● INSTRUCTION
Take the lines of the data below from the very first through the line containing "import plotly.graph_objects as go" and output them exactly, pictures excluded.

start DATA SHOWN

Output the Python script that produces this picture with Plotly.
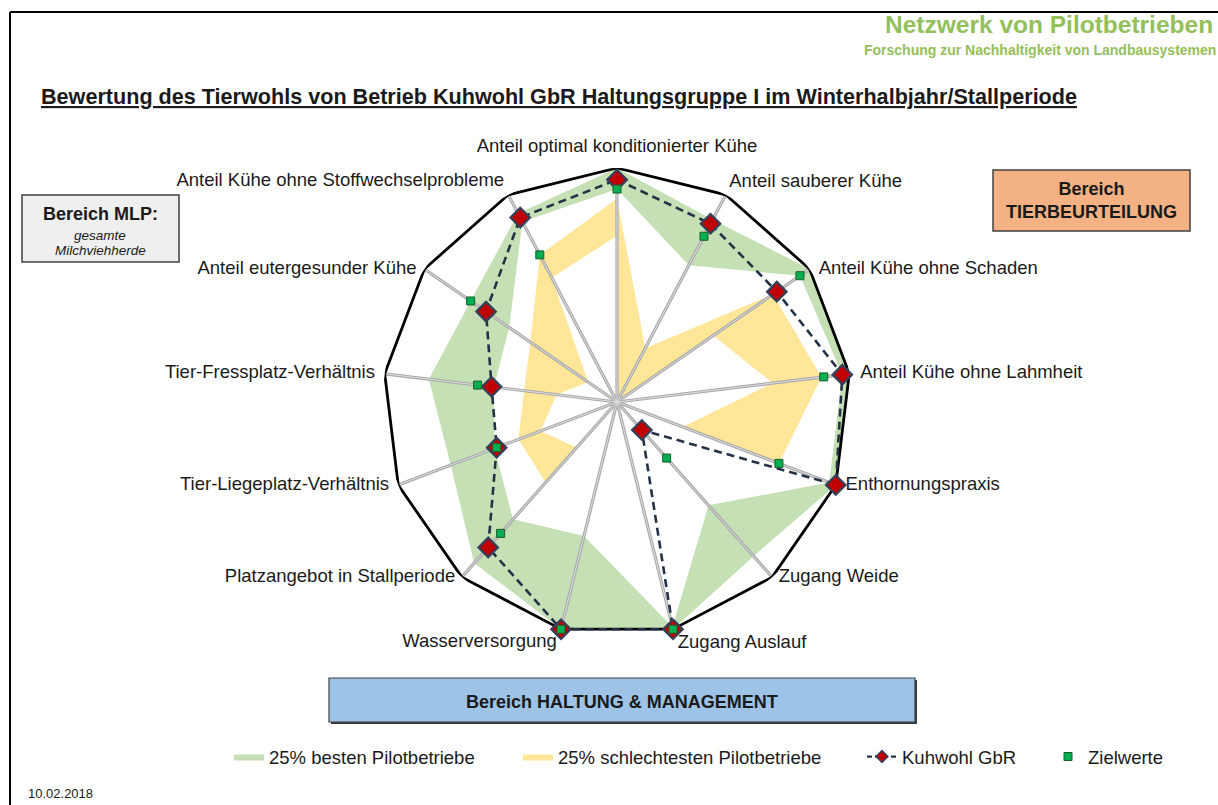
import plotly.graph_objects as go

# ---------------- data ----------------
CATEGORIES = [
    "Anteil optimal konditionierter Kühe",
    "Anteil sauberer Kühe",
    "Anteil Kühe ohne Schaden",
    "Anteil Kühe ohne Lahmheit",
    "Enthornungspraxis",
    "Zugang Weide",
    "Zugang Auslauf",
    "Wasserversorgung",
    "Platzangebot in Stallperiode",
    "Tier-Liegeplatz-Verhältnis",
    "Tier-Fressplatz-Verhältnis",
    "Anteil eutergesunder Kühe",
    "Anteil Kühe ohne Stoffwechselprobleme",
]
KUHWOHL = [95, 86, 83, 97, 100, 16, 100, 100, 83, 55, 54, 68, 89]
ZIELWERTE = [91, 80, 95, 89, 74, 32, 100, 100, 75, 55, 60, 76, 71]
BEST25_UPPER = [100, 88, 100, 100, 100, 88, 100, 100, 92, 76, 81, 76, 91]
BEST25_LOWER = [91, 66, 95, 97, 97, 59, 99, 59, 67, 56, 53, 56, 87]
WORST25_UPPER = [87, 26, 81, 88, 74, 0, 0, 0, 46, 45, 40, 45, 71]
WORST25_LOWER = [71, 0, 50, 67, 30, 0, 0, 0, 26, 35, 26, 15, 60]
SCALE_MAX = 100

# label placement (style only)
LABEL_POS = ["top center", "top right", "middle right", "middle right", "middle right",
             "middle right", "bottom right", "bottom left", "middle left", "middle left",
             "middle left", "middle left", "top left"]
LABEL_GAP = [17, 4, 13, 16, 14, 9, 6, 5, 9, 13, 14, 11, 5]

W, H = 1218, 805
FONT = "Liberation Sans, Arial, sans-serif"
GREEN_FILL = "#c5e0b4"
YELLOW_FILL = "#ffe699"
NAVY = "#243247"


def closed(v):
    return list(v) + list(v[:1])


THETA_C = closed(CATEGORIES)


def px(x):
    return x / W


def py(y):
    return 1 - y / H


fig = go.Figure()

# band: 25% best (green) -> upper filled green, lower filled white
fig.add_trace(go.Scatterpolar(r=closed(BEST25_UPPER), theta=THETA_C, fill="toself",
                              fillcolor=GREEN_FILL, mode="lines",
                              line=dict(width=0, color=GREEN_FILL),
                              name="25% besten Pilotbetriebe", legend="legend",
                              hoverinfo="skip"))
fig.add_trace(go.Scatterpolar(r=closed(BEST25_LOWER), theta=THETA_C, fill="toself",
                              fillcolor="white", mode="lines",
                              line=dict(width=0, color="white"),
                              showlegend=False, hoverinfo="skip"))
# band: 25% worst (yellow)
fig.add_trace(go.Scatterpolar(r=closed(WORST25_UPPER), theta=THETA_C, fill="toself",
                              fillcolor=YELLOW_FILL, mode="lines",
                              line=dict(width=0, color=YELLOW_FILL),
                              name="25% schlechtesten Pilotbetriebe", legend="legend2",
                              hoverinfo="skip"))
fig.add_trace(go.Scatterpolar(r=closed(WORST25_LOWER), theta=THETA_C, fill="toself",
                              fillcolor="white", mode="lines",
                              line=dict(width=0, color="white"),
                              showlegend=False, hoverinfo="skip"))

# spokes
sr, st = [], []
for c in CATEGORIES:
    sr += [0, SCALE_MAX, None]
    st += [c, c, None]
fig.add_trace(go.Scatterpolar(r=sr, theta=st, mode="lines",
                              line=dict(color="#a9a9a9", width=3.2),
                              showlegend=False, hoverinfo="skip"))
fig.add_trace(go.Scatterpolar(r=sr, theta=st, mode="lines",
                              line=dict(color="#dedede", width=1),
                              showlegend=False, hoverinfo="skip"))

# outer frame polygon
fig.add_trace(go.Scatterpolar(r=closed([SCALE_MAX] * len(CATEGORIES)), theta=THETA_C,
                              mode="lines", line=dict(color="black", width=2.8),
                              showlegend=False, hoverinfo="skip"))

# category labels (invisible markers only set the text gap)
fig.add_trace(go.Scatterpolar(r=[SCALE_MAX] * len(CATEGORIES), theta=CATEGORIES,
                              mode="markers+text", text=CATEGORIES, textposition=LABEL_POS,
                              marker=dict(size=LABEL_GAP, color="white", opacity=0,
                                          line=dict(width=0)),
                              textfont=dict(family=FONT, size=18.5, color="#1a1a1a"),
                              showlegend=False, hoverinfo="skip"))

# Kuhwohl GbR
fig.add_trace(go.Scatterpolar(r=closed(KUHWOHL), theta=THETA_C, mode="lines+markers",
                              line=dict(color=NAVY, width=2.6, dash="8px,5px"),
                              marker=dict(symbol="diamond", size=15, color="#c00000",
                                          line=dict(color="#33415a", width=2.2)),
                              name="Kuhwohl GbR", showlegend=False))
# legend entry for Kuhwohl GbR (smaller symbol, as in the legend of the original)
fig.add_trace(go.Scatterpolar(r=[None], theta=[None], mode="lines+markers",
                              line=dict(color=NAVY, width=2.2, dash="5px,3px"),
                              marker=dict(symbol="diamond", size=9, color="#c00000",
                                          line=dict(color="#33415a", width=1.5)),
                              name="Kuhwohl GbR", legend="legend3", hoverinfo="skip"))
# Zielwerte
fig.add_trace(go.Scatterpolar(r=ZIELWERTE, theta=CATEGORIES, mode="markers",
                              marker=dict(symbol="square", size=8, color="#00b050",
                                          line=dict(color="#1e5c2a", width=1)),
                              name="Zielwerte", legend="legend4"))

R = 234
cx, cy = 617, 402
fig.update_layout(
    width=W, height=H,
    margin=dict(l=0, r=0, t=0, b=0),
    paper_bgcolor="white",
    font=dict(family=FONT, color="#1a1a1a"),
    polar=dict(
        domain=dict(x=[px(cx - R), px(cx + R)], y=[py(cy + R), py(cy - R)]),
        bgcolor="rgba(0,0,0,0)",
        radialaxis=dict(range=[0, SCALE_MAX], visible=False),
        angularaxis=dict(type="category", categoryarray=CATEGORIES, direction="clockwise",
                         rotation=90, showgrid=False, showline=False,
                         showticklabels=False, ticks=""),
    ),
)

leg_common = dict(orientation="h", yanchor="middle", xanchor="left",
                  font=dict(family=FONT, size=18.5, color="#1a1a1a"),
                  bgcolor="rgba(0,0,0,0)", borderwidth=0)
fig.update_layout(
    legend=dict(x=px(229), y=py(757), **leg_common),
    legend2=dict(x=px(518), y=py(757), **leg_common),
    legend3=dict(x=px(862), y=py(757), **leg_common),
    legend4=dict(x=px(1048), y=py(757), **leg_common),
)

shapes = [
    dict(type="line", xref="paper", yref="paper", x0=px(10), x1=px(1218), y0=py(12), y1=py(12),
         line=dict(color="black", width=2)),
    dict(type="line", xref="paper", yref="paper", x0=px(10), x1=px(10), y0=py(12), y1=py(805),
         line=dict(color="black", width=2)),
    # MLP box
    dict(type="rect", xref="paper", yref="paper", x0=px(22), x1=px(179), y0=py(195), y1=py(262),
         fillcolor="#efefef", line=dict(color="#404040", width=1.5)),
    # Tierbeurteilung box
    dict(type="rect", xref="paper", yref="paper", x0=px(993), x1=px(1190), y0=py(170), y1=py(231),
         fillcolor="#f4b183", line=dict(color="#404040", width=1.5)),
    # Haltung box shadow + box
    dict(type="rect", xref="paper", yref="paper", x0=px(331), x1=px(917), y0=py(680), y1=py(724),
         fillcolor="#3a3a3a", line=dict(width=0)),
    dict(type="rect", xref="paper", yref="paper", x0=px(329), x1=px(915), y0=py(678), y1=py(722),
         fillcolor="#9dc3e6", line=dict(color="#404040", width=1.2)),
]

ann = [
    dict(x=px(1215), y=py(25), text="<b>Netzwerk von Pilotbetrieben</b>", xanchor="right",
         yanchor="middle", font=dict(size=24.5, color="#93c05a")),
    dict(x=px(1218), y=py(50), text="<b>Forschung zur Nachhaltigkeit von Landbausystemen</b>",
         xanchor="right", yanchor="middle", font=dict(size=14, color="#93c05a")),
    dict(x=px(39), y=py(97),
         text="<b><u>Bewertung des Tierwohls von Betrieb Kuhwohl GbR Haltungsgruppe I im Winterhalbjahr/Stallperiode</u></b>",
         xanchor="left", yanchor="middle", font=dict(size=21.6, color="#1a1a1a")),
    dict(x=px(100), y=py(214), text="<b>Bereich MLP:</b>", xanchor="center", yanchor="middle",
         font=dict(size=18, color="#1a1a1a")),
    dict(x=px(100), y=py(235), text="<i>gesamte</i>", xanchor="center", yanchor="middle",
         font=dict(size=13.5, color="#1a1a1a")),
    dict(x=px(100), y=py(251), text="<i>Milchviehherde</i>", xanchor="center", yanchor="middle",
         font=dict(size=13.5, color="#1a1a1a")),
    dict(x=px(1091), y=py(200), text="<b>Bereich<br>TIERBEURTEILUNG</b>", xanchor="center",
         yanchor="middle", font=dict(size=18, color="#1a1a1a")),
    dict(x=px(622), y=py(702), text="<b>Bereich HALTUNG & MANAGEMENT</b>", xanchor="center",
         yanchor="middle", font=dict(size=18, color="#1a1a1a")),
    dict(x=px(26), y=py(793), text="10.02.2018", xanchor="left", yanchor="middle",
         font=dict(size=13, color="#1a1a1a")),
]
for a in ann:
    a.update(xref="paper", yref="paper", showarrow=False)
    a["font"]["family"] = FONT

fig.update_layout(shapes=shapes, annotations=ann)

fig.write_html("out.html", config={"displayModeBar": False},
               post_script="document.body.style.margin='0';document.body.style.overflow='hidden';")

end DATA SHOWN

● CORRECT OUTPUT
Output the Python script that produces this picture with Plotly.
import plotly.graph_objects as go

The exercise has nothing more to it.